* _Task to carry out_
Would you write out the listing verbatim and skip every picture in it?

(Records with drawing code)
..............................
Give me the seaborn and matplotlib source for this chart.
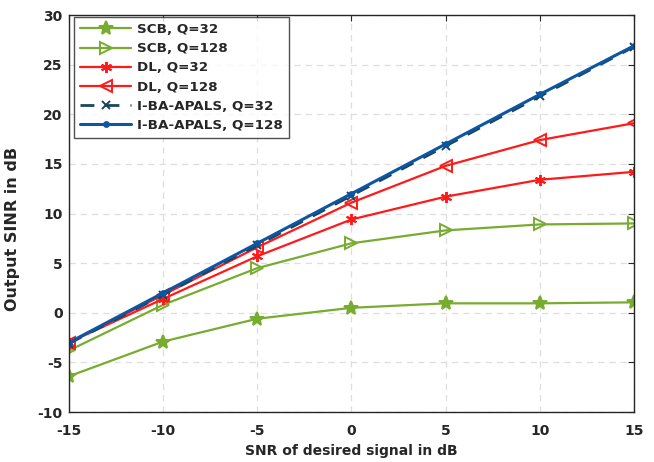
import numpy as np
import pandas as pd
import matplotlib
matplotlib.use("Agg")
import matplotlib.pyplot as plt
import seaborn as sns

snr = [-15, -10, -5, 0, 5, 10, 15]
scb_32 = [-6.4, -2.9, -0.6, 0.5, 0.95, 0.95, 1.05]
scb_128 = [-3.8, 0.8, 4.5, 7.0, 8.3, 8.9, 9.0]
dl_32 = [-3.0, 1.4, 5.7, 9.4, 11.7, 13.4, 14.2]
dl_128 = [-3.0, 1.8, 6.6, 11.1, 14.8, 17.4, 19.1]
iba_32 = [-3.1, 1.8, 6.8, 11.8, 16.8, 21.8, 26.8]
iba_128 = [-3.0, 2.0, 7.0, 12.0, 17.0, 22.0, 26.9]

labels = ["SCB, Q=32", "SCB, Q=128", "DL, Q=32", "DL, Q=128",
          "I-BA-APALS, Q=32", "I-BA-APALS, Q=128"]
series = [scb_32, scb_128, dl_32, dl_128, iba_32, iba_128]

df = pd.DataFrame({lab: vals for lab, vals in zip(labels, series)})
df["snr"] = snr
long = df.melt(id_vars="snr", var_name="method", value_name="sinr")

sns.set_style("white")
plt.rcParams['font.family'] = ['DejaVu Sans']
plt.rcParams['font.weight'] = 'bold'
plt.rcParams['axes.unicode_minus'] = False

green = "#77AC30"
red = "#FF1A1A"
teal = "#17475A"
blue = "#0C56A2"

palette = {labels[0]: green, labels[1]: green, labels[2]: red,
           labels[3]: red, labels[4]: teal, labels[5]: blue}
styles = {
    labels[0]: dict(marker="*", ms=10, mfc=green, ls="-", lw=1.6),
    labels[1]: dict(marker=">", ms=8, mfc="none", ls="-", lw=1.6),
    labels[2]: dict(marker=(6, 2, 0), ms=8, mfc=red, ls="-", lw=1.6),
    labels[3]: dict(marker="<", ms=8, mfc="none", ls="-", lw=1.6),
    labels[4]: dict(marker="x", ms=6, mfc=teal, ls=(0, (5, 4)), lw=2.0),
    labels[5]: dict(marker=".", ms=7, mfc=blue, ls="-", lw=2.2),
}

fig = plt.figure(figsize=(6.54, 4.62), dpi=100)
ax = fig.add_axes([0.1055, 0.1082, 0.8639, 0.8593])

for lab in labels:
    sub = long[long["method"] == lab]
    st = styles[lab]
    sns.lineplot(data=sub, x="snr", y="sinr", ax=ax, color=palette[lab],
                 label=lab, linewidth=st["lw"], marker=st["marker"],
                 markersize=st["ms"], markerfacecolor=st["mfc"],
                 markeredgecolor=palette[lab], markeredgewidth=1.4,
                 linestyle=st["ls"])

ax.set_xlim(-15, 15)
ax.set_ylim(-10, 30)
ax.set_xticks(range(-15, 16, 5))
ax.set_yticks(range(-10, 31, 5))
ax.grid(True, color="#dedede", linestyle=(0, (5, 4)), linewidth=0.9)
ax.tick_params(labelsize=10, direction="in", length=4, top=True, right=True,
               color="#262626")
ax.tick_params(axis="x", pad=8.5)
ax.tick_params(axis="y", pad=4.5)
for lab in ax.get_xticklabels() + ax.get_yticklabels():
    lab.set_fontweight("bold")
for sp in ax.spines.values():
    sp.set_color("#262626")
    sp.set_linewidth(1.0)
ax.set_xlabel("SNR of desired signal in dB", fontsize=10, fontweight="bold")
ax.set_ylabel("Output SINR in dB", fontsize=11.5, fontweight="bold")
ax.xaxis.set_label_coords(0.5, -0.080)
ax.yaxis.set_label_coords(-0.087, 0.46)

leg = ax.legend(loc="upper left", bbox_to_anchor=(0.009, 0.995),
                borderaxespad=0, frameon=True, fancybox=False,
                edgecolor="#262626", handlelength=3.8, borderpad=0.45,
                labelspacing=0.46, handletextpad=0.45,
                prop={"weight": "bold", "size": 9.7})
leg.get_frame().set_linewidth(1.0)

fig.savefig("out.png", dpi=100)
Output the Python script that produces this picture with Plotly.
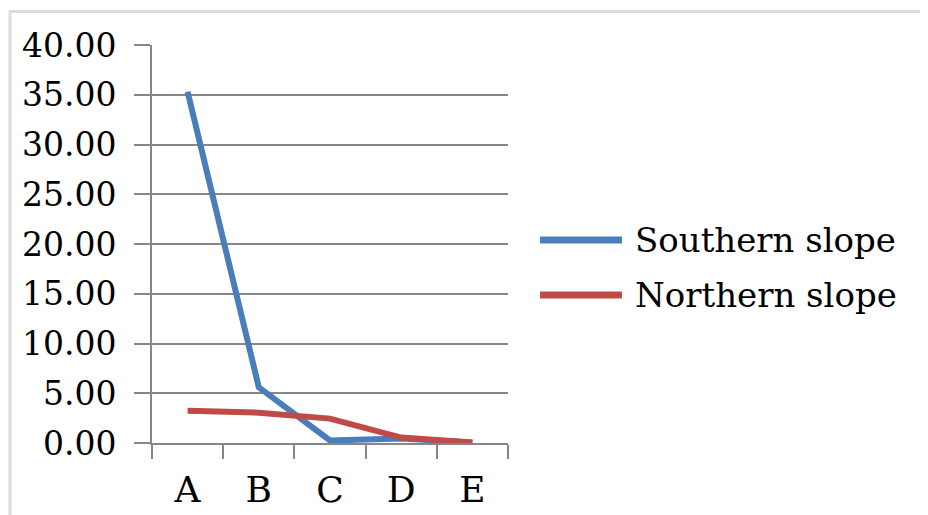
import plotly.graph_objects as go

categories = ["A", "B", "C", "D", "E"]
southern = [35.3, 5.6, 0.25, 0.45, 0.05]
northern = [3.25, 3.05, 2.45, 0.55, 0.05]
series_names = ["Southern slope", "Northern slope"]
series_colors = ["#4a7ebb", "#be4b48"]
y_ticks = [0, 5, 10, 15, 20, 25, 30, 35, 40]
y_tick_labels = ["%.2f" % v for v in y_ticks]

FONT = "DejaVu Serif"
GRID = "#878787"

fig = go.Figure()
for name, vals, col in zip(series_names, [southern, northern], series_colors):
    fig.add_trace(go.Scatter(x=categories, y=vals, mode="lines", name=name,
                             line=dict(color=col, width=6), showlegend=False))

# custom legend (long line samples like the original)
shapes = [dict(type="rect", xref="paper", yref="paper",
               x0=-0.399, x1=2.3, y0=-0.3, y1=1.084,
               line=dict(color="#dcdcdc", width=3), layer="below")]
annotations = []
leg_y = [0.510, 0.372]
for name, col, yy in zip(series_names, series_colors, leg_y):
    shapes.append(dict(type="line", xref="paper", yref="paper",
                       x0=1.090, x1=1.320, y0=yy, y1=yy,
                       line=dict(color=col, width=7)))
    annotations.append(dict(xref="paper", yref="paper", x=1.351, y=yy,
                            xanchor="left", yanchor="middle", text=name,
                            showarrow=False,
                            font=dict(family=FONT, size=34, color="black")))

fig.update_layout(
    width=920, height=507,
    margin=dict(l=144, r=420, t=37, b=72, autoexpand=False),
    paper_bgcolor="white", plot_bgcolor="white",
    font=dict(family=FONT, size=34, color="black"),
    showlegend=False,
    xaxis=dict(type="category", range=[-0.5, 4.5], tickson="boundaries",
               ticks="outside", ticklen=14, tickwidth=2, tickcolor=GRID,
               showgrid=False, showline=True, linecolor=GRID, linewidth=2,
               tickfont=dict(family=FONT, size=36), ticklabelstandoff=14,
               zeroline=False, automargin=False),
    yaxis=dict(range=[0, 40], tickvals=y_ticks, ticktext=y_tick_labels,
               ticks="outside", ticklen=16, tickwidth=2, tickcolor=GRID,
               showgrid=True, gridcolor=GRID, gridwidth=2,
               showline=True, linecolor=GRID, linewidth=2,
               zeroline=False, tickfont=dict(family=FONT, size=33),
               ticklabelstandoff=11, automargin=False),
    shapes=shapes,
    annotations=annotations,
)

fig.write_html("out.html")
..............................
* _Reply_
Give me the seaborn and matplotlib source for this chart.
import numpy as np
import pandas as pd
import matplotlib
matplotlib.use("Agg")
import matplotlib.pyplot as plt
import seaborn as sns

snr = [-15, -10, -5, 0, 5, 10, 15]
scb_32 = [-6.4, -2.9, -0.6, 0.5, 0.95, 0.95, 1.05]
scb_128 = [-3.8, 0.8, 4.5, 7.0, 8.3, 8.9, 9.0]
dl_32 = [-3.0, 1.4, 5.7, 9.4, 11.7, 13.4, 14.2]
dl_128 = [-3.0, 1.8, 6.6, 11.1, 14.8, 17.4, 19.1]
iba_32 = [-3.1, 1.8, 6.8, 11.8, 16.8, 21.8, 26.8]
iba_128 = [-3.0, 2.0, 7.0, 12.0, 17.0, 22.0, 26.9]

labels = ["SCB, Q=32", "SCB, Q=128", "DL, Q=32", "DL, Q=128",
          "I-BA-APALS, Q=32", "I-BA-APALS, Q=128"]
series = [scb_32, scb_128, dl_32, dl_128, iba_32, iba_128]

df = pd.DataFrame({lab: vals for lab, vals in zip(labels, series)})
df["snr"] = snr
long = df.melt(id_vars="snr", var_name="method", value_name="sinr")

sns.set_style("white")
plt.rcParams['font.family'] = ['DejaVu Sans']
plt.rcParams['font.weight'] = 'bold'
plt.rcParams['axes.unicode_minus'] = False

green = "#77AC30"
red = "#FF1A1A"
teal = "#17475A"
blue = "#0C56A2"

palette = {labels[0]: green, labels[1]: green, labels[2]: red,
           labels[3]: red, labels[4]: teal, labels[5]: blue}
styles = {
    labels[0]: dict(marker="*", ms=10, mfc=green, ls="-", lw=1.6),
    labels[1]: dict(marker=">", ms=8, mfc="none", ls="-", lw=1.6),
    labels[2]: dict(marker=(6, 2, 0), ms=8, mfc=red, ls="-", lw=1.6),
    labels[3]: dict(marker="<", ms=8, mfc="none", ls="-", lw=1.6),
    labels[4]: dict(marker="x", ms=6, mfc=teal, ls=(0, (5, 4)), lw=2.0),
    labels[5]: dict(marker=".", ms=7, mfc=blue, ls="-", lw=2.2),
}

fig = plt.figure(figsize=(6.54, 4.62), dpi=100)
ax = fig.add_axes([0.1055, 0.1082, 0.8639, 0.8593])

for lab in labels:
    sub = long[long["method"] == lab]
    st = styles[lab]
    sns.lineplot(data=sub, x="snr", y="sinr", ax=ax, color=palette[lab],
                 label=lab, linewidth=st["lw"], marker=st["marker"],
                 markersize=st["ms"], markerfacecolor=st["mfc"],
                 markeredgecolor=palette[lab], markeredgewidth=1.4,
                 linestyle=st["ls"])

ax.set_xlim(-15, 15)
ax.set_ylim(-10, 30)
ax.set_xticks(range(-15, 16, 5))
ax.set_yticks(range(-10, 31, 5))
ax.grid(True, color="#dedede", linestyle=(0, (5, 4)), linewidth=0.9)
ax.tick_params(labelsize=10, direction="in", length=4, top=True, right=True,
               color="#262626")
ax.tick_params(axis="x", pad=8.5)
ax.tick_params(axis="y", pad=4.5)
for lab in ax.get_xticklabels() + ax.get_yticklabels():
    lab.set_fontweight("bold")
for sp in ax.spines.values():
    sp.set_color("#262626")
    sp.set_linewidth(1.0)
ax.set_xlabel("SNR of desired signal in dB", fontsize=10, fontweight="bold")
ax.set_ylabel("Output SINR in dB", fontsize=11.5, fontweight="bold")
ax.xaxis.set_label_coords(0.5, -0.080)
ax.yaxis.set_label_coords(-0.087, 0.46)

leg = ax.legend(loc="upper left", bbox_to_anchor=(0.009, 0.995),
                borderaxespad=0, frameon=True, fancybox=False,
                edgecolor="#262626", handlelength=3.8, borderpad=0.45,
                labelspacing=0.46, handletextpad=0.45,
                prop={"weight": "bold", "size": 9.7})
leg.get_frame().set_linewidth(1.0)

fig.savefig("out.png", dpi=100)
Output the Python script that produces this picture with Plotly.
import plotly.graph_objects as go

categories = ["A", "B", "C", "D", "E"]
southern = [35.3, 5.6, 0.25, 0.45, 0.05]
northern = [3.25, 3.05, 2.45, 0.55, 0.05]
series_names = ["Southern slope", "Northern slope"]
series_colors = ["#4a7ebb", "#be4b48"]
y_ticks = [0, 5, 10, 15, 20, 25, 30, 35, 40]
y_tick_labels = ["%.2f" % v for v in y_ticks]

FONT = "DejaVu Serif"
GRID = "#878787"

fig = go.Figure()
for name, vals, col in zip(series_names, [southern, northern], series_colors):
    fig.add_trace(go.Scatter(x=categories, y=vals, mode="lines", name=name,
                             line=dict(color=col, width=6), showlegend=False))

# custom legend (long line samples like the original)
shapes = [dict(type="rect", xref="paper", yref="paper",
               x0=-0.399, x1=2.3, y0=-0.3, y1=1.084,
               line=dict(color="#dcdcdc", width=3), layer="below")]
annotations = []
leg_y = [0.510, 0.372]
for name, col, yy in zip(series_names, series_colors, leg_y):
    shapes.append(dict(type="line", xref="paper", yref="paper",
                       x0=1.090, x1=1.320, y0=yy, y1=yy,
                       line=dict(color=col, width=7)))
    annotations.append(dict(xref="paper", yref="paper", x=1.351, y=yy,
                            xanchor="left", yanchor="middle", text=name,
                            showarrow=False,
                            font=dict(family=FONT, size=34, color="black")))

fig.update_layout(
    width=920, height=507,
    margin=dict(l=144, r=420, t=37, b=72, autoexpand=False),
    paper_bgcolor="white", plot_bgcolor="white",
    font=dict(family=FONT, size=34, color="black"),
    showlegend=False,
    xaxis=dict(type="category", range=[-0.5, 4.5], tickson="boundaries",
               ticks="outside", ticklen=14, tickwidth=2, tickcolor=GRID,
               showgrid=False, showline=True, linecolor=GRID, linewidth=2,
               tickfont=dict(family=FONT, size=36), ticklabelstandoff=14,
               zeroline=False, automargin=False),
    yaxis=dict(range=[0, 40], tickvals=y_ticks, ticktext=y_tick_labels,
               ticks="outside", ticklen=16, tickwidth=2, tickcolor=GRID,
               showgrid=True, gridcolor=GRID, gridwidth=2,
               showline=True, linecolor=GRID, linewidth=2,
               zeroline=False, tickfont=dict(family=FONT, size=33),
               ticklabelstandoff=11, automargin=False),
    shapes=shapes,
    annotations=annotations,
)

fig.write_html("out.html")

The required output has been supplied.